» What to work on
Reproduce all the lines below exactly and omit the images.

----- Data for the task -----

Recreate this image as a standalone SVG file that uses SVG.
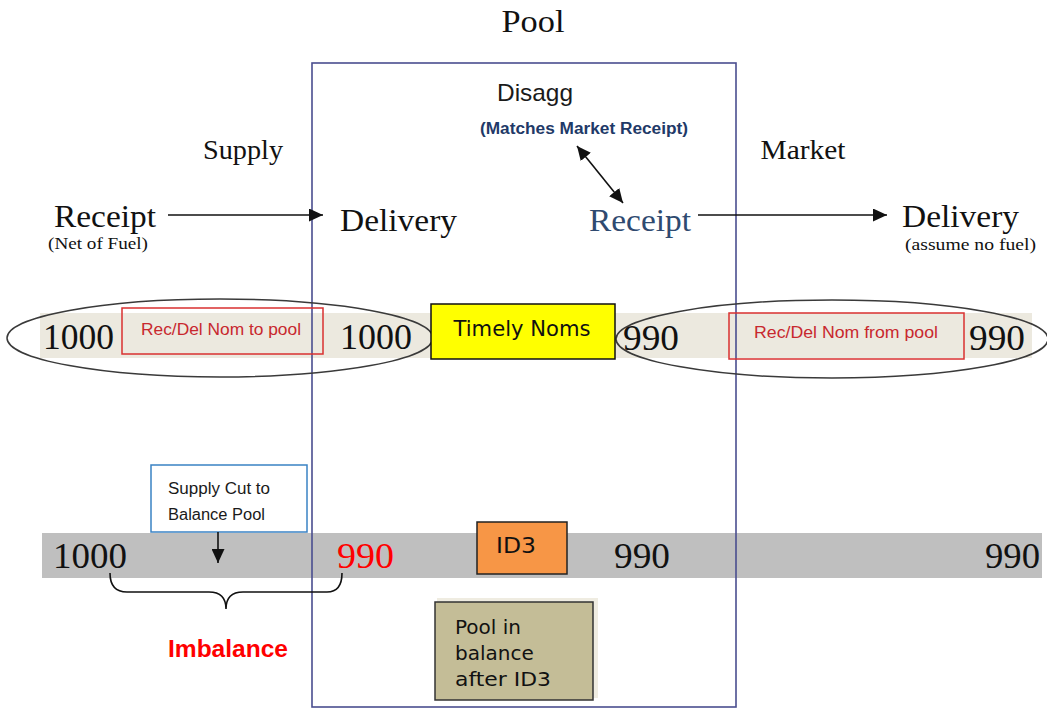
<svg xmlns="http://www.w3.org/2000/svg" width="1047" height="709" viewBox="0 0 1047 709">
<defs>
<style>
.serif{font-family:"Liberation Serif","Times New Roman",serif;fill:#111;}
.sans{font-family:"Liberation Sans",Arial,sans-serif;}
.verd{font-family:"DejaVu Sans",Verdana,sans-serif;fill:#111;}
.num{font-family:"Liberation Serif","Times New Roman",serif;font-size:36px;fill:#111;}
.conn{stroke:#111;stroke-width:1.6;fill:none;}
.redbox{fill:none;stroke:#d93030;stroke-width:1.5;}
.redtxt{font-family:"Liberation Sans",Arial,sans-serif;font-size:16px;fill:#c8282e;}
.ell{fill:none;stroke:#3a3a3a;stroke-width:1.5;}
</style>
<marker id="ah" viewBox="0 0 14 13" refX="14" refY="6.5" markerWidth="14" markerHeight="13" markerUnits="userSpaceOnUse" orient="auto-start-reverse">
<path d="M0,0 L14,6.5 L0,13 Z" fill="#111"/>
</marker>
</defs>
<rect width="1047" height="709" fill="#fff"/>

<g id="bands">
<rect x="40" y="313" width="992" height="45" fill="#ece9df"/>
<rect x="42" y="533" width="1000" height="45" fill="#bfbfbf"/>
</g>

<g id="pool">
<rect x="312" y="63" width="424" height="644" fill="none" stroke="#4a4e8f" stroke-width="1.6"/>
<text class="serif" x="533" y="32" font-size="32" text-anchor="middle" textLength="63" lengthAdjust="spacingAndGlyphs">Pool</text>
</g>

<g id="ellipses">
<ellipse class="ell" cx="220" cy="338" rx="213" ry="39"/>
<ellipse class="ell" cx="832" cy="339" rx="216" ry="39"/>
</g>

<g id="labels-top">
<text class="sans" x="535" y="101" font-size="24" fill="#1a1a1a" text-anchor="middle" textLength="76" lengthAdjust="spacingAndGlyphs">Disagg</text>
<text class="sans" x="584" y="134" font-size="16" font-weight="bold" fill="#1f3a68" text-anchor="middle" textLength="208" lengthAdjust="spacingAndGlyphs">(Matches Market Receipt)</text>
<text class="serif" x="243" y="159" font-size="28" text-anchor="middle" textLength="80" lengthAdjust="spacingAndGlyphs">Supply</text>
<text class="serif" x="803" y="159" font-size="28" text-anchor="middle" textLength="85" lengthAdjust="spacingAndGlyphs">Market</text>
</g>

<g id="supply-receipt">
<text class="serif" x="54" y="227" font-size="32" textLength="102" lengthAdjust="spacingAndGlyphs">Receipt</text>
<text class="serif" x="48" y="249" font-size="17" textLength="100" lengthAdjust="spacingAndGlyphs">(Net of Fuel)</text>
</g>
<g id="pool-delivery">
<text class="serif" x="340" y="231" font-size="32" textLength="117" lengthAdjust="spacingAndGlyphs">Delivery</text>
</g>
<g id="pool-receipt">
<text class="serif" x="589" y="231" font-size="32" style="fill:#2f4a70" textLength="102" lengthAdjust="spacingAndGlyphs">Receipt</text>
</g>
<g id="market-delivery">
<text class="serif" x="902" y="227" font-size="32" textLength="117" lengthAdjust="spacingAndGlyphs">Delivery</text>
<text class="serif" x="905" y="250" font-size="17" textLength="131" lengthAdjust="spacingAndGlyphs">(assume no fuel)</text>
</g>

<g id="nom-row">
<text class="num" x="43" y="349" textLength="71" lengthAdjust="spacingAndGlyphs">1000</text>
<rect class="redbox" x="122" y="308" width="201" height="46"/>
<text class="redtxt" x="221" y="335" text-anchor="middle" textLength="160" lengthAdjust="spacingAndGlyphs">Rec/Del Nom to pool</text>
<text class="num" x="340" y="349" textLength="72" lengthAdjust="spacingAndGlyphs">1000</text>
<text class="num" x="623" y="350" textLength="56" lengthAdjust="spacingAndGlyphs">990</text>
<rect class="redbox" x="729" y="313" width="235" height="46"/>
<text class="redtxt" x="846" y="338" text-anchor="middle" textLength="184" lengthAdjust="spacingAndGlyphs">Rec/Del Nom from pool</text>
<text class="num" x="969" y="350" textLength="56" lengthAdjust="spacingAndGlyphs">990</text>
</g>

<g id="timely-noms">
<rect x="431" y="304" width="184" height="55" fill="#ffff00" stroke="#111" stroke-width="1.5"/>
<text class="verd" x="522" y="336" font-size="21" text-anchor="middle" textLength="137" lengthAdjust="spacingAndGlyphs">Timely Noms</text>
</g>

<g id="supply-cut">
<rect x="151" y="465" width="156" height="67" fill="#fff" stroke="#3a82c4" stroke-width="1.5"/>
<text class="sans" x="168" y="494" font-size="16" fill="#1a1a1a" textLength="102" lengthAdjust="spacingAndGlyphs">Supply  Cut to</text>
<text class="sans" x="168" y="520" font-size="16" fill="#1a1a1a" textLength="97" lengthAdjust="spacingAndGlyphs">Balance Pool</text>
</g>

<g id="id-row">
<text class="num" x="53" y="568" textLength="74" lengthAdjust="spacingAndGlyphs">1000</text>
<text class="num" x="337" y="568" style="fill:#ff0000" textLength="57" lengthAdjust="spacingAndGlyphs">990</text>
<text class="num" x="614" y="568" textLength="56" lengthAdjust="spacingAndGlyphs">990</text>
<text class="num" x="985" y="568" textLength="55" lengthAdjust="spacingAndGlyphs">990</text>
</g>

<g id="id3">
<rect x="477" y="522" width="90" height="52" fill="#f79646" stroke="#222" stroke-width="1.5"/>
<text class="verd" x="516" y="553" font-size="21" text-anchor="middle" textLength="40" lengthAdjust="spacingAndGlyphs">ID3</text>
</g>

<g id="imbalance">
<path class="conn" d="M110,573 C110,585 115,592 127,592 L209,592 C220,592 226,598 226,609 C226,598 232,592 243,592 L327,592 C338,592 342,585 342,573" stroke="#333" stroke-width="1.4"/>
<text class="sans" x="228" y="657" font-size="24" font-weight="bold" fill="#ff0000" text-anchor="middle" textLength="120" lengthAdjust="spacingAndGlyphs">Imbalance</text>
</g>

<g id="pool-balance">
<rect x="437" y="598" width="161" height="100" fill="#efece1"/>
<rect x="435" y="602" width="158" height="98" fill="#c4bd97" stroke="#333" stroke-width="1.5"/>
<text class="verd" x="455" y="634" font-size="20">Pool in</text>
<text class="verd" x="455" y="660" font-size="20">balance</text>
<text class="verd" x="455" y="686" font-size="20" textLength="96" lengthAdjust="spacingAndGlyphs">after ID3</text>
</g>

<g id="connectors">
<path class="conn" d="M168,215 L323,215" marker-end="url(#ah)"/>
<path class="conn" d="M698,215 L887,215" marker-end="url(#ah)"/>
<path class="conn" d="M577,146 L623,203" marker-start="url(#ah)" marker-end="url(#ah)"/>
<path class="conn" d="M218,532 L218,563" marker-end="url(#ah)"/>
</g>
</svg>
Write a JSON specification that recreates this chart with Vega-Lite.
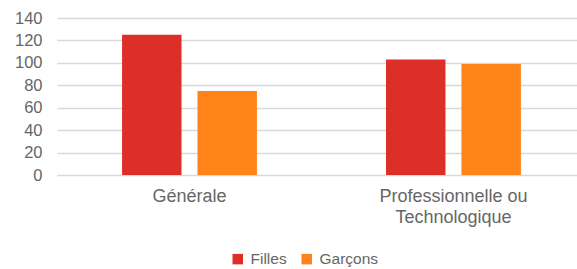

-----

» Reply
Recreate this image as a standalone SVG file that uses SVG.
<svg xmlns="http://www.w3.org/2000/svg" width="1047" height="709" viewBox="0 0 1047 709">
<defs>
<style>
.serif{font-family:"Liberation Serif","Times New Roman",serif;fill:#111;}
.sans{font-family:"Liberation Sans",Arial,sans-serif;}
.verd{font-family:"DejaVu Sans",Verdana,sans-serif;fill:#111;}
.num{font-family:"Liberation Serif","Times New Roman",serif;font-size:36px;fill:#111;}
.conn{stroke:#111;stroke-width:1.6;fill:none;}
.redbox{fill:none;stroke:#d93030;stroke-width:1.5;}
.redtxt{font-family:"Liberation Sans",Arial,sans-serif;font-size:16px;fill:#c8282e;}
.ell{fill:none;stroke:#3a3a3a;stroke-width:1.5;}
</style>
<marker id="ah" viewBox="0 0 14 13" refX="14" refY="6.5" markerWidth="14" markerHeight="13" markerUnits="userSpaceOnUse" orient="auto-start-reverse">
<path d="M0,0 L14,6.5 L0,13 Z" fill="#111"/>
</marker>
</defs>
<rect width="1047" height="709" fill="#fff"/>

<g id="bands">
<rect x="40" y="313" width="992" height="45" fill="#ece9df"/>
<rect x="42" y="533" width="1000" height="45" fill="#bfbfbf"/>
</g>

<g id="pool">
<rect x="312" y="63" width="424" height="644" fill="none" stroke="#4a4e8f" stroke-width="1.6"/>
<text class="serif" x="533" y="32" font-size="32" text-anchor="middle" textLength="63" lengthAdjust="spacingAndGlyphs">Pool</text>
</g>

<g id="ellipses">
<ellipse class="ell" cx="220" cy="338" rx="213" ry="39"/>
<ellipse class="ell" cx="832" cy="339" rx="216" ry="39"/>
</g>

<g id="labels-top">
<text class="sans" x="535" y="101" font-size="24" fill="#1a1a1a" text-anchor="middle" textLength="76" lengthAdjust="spacingAndGlyphs">Disagg</text>
<text class="sans" x="584" y="134" font-size="16" font-weight="bold" fill="#1f3a68" text-anchor="middle" textLength="208" lengthAdjust="spacingAndGlyphs">(Matches Market Receipt)</text>
<text class="serif" x="243" y="159" font-size="28" text-anchor="middle" textLength="80" lengthAdjust="spacingAndGlyphs">Supply</text>
<text class="serif" x="803" y="159" font-size="28" text-anchor="middle" textLength="85" lengthAdjust="spacingAndGlyphs">Market</text>
</g>

<g id="supply-receipt">
<text class="serif" x="54" y="227" font-size="32" textLength="102" lengthAdjust="spacingAndGlyphs">Receipt</text>
<text class="serif" x="48" y="249" font-size="17" textLength="100" lengthAdjust="spacingAndGlyphs">(Net of Fuel)</text>
</g>
<g id="pool-delivery">
<text class="serif" x="340" y="231" font-size="32" textLength="117" lengthAdjust="spacingAndGlyphs">Delivery</text>
</g>
<g id="pool-receipt">
<text class="serif" x="589" y="231" font-size="32" style="fill:#2f4a70" textLength="102" lengthAdjust="spacingAndGlyphs">Receipt</text>
</g>
<g id="market-delivery">
<text class="serif" x="902" y="227" font-size="32" textLength="117" lengthAdjust="spacingAndGlyphs">Delivery</text>
<text class="serif" x="905" y="250" font-size="17" textLength="131" lengthAdjust="spacingAndGlyphs">(assume no fuel)</text>
</g>

<g id="nom-row">
<text class="num" x="43" y="349" textLength="71" lengthAdjust="spacingAndGlyphs">1000</text>
<rect class="redbox" x="122" y="308" width="201" height="46"/>
<text class="redtxt" x="221" y="335" text-anchor="middle" textLength="160" lengthAdjust="spacingAndGlyphs">Rec/Del Nom to pool</text>
<text class="num" x="340" y="349" textLength="72" lengthAdjust="spacingAndGlyphs">1000</text>
<text class="num" x="623" y="350" textLength="56" lengthAdjust="spacingAndGlyphs">990</text>
<rect class="redbox" x="729" y="313" width="235" height="46"/>
<text class="redtxt" x="846" y="338" text-anchor="middle" textLength="184" lengthAdjust="spacingAndGlyphs">Rec/Del Nom from pool</text>
<text class="num" x="969" y="350" textLength="56" lengthAdjust="spacingAndGlyphs">990</text>
</g>

<g id="timely-noms">
<rect x="431" y="304" width="184" height="55" fill="#ffff00" stroke="#111" stroke-width="1.5"/>
<text class="verd" x="522" y="336" font-size="21" text-anchor="middle" textLength="137" lengthAdjust="spacingAndGlyphs">Timely Noms</text>
</g>

<g id="supply-cut">
<rect x="151" y="465" width="156" height="67" fill="#fff" stroke="#3a82c4" stroke-width="1.5"/>
<text class="sans" x="168" y="494" font-size="16" fill="#1a1a1a" textLength="102" lengthAdjust="spacingAndGlyphs">Supply  Cut to</text>
<text class="sans" x="168" y="520" font-size="16" fill="#1a1a1a" textLength="97" lengthAdjust="spacingAndGlyphs">Balance Pool</text>
</g>

<g id="id-row">
<text class="num" x="53" y="568" textLength="74" lengthAdjust="spacingAndGlyphs">1000</text>
<text class="num" x="337" y="568" style="fill:#ff0000" textLength="57" lengthAdjust="spacingAndGlyphs">990</text>
<text class="num" x="614" y="568" textLength="56" lengthAdjust="spacingAndGlyphs">990</text>
<text class="num" x="985" y="568" textLength="55" lengthAdjust="spacingAndGlyphs">990</text>
</g>

<g id="id3">
<rect x="477" y="522" width="90" height="52" fill="#f79646" stroke="#222" stroke-width="1.5"/>
<text class="verd" x="516" y="553" font-size="21" text-anchor="middle" textLength="40" lengthAdjust="spacingAndGlyphs">ID3</text>
</g>

<g id="imbalance">
<path class="conn" d="M110,573 C110,585 115,592 127,592 L209,592 C220,592 226,598 226,609 C226,598 232,592 243,592 L327,592 C338,592 342,585 342,573" stroke="#333" stroke-width="1.4"/>
<text class="sans" x="228" y="657" font-size="24" font-weight="bold" fill="#ff0000" text-anchor="middle" textLength="120" lengthAdjust="spacingAndGlyphs">Imbalance</text>
</g>

<g id="pool-balance">
<rect x="437" y="598" width="161" height="100" fill="#efece1"/>
<rect x="435" y="602" width="158" height="98" fill="#c4bd97" stroke="#333" stroke-width="1.5"/>
<text class="verd" x="455" y="634" font-size="20">Pool in</text>
<text class="verd" x="455" y="660" font-size="20">balance</text>
<text class="verd" x="455" y="686" font-size="20" textLength="96" lengthAdjust="spacingAndGlyphs">after ID3</text>
</g>

<g id="connectors">
<path class="conn" d="M168,215 L323,215" marker-end="url(#ah)"/>
<path class="conn" d="M698,215 L887,215" marker-end="url(#ah)"/>
<path class="conn" d="M577,146 L623,203" marker-start="url(#ah)" marker-end="url(#ah)"/>
<path class="conn" d="M218,532 L218,563" marker-end="url(#ah)"/>
</g>
</svg>
Write a JSON specification that recreates this chart with Vega-Lite.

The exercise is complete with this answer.